Несмотря на эти различия, в текстах обоих авторов, носителей христианской веры, присутствует характерный свет надежды. У Достоевского он сконцентрирован в «эпилоге» романа, где слова Алёши, обращенные к детям, пораженным смертью маленького Илюши, перефразировав, можно собрать в формулу «да вспомним (по мысли Ивана), но и восстанем … из мертвых». Это «Непременно восстанем, непременно увидим» и завершает роман, оставшийся по факту незавершенным также в связи с смертью самого автора. У Мандзони спасительная роль отведена определенным встречам, которые происходят между персонажами романа (между Лючией и Безымённым, доном Родриго и Фра Кристофоро, Безымённым и кардиналом Борромео). Эти встречи говорят об озарении разума, об обретении надежды, оказывающейся куда более значимой, чем сам по себе финал повествования, оптимистичность которого при более глубоком анализе подвергается сомнению.
Другой точкой сближения между русским и итальянским писателями становится явление, названное в нашем анализе «эсхатологическим антиномизмом». Жизнь человека по природе своей это незавершенное состояние, замыкание смысла и бессмысленности даже в чисто христианском понимании. Надежда на свершение и страх о окончательной незавершенности отведены на самую человеческую смерть. Верующий человек принимает истину присутсивия Царствия Божьего, истину спасения и победы над смертью как несвершенное и свершившееся («уже» и «ещё нет»).
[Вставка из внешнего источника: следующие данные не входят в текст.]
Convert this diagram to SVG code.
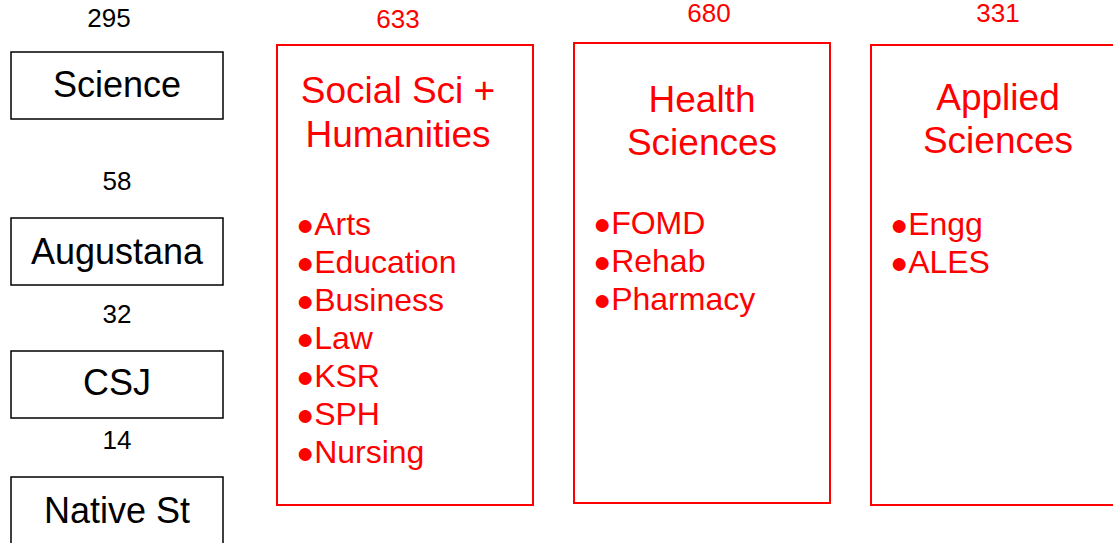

Христос умер и воскрес, но Он придет вновь, по символу общей христианской веры, так что смерть еще торжествует, хотя ее «больше не будет». Эта эсхатологически-антонимичная истина разрушает любое однозначное определение действительности, любое упрощение, данное разумом и памятью человека. Человеческий разум незавершен как и самое человеческое тело (его память) и сама вся действительность. Другой действительности, пока, нет. Оба автора остаются приверженцами и продолжателями Агонии Христа в прочтении Паскаля, где Пафос в большей степени, чем Логос определяет родство между Богом и человеком. В этом смысле творчество Достоевского оказывается вершиной мысли христианского трагизма. Русский писатель создает тот реальный горизонт диалога верующих и неверующих, к которому стремился и Мандзони, поднимая в нем фундаментальные темы свободы и судьбы человека.
Результаты сравнительного анализа, предпринятого в данном исследовании расширяют в целом поле компаративистики европейского романа XIX века, выявляя и аргументируя возможность влияния романа «Обрученные» А. Мандзони на замысел сюжетных линий в процессе создания последнего романа Ф.М. Достоевского.
1
Житие «грешного святого» рассказывает о святом, пришедшем «к вершинам святости из бездны нравственного падения» (Климова М.Н. От протопопа Аввакума до Федора Абрамова: Жития «грешных святых» в русской литературе / Отв. ред. чл. – корр. РАН Е.К. Ромодановская. М.: Индрик, 2010. С. 7). Введенное в российское литературоведение М.Н. Климовой условное обозначение персонажей «грешный святой» является калькой с немецкого термина «der sündige Heilige», предложенного первооткрывателем темы Э. Дорном (Dorn E. Der sündige Heilige in der Literature des Mittelalters. München, 1967).
2
Достоевский Ф.М. Полн. собр. соч.: В 30 т. Л., 1972–1990. Т. 20. С. 28.